### DIRECTIVE
Give back an exact copy of the lines from the start of the material through the line bearing "(63,1) -- (225,1);". Include both ends and nothing else.

### DATA EXCERPT
· · · ·

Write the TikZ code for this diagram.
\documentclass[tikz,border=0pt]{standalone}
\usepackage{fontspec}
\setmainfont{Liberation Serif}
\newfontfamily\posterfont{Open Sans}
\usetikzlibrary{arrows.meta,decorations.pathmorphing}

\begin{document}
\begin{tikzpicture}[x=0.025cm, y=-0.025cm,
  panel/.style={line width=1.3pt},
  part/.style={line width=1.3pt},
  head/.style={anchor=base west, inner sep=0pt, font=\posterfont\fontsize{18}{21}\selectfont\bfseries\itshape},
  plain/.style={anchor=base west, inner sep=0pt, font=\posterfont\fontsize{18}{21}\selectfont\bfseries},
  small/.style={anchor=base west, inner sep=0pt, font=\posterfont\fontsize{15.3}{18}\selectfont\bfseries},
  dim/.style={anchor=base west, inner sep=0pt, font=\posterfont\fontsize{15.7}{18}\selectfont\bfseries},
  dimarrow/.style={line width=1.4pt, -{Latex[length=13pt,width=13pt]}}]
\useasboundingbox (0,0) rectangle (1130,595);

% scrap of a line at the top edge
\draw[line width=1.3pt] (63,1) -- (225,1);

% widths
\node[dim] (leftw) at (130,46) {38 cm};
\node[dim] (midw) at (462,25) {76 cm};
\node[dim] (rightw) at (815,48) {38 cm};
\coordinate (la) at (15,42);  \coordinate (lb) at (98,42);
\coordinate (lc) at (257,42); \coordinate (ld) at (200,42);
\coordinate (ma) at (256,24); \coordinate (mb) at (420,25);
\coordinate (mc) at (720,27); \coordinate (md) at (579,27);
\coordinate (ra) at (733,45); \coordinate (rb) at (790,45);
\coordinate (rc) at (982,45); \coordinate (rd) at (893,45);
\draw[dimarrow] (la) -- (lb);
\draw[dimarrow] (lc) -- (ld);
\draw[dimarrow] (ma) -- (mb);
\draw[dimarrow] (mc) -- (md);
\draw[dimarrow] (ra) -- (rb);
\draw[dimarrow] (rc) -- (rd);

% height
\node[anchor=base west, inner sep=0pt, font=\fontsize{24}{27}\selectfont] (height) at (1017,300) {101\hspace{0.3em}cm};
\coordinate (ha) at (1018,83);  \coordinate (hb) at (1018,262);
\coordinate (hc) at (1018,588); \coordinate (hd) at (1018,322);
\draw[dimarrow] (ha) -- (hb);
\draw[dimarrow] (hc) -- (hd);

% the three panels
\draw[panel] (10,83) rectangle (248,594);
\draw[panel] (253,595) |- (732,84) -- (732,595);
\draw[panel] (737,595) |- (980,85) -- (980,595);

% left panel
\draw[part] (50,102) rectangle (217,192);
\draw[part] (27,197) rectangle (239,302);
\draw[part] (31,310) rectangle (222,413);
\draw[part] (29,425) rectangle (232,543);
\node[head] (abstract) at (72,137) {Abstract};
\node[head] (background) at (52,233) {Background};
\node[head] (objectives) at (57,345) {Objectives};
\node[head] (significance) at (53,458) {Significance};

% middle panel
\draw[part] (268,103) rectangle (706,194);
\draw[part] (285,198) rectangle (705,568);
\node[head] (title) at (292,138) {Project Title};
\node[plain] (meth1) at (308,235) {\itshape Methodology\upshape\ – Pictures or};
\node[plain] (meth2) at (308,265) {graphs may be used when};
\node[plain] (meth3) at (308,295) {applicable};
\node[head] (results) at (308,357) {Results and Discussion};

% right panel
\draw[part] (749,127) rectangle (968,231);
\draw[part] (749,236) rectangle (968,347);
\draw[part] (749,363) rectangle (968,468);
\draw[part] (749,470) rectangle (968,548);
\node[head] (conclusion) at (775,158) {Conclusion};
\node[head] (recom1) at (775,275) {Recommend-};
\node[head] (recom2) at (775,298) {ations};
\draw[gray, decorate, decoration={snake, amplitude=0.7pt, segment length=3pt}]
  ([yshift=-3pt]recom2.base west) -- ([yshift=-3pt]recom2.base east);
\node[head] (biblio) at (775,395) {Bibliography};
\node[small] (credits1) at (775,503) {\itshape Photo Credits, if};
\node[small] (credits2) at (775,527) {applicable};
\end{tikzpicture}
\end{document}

· · · ·

### SOLUTION TO THIS TASK
Write the TikZ code for this diagram.
\documentclass[tikz,border=0pt]{standalone}
\usepackage{fontspec}
\setmainfont{Liberation Serif}
\newfontfamily\posterfont{Open Sans}
\usetikzlibrary{arrows.meta,decorations.pathmorphing}

\begin{document}
\begin{tikzpicture}[x=0.025cm, y=-0.025cm,
  panel/.style={line width=1.3pt},
  part/.style={line width=1.3pt},
  head/.style={anchor=base west, inner sep=0pt, font=\posterfont\fontsize{18}{21}\selectfont\bfseries\itshape},
  plain/.style={anchor=base west, inner sep=0pt, font=\posterfont\fontsize{18}{21}\selectfont\bfseries},
  small/.style={anchor=base west, inner sep=0pt, font=\posterfont\fontsize{15.3}{18}\selectfont\bfseries},
  dim/.style={anchor=base west, inner sep=0pt, font=\posterfont\fontsize{15.7}{18}\selectfont\bfseries},
  dimarrow/.style={line width=1.4pt, -{Latex[length=13pt,width=13pt]}}]
\useasboundingbox (0,0) rectangle (1130,595);

% scrap of a line at the top edge
\draw[line width=1.3pt] (63,1) -- (225,1);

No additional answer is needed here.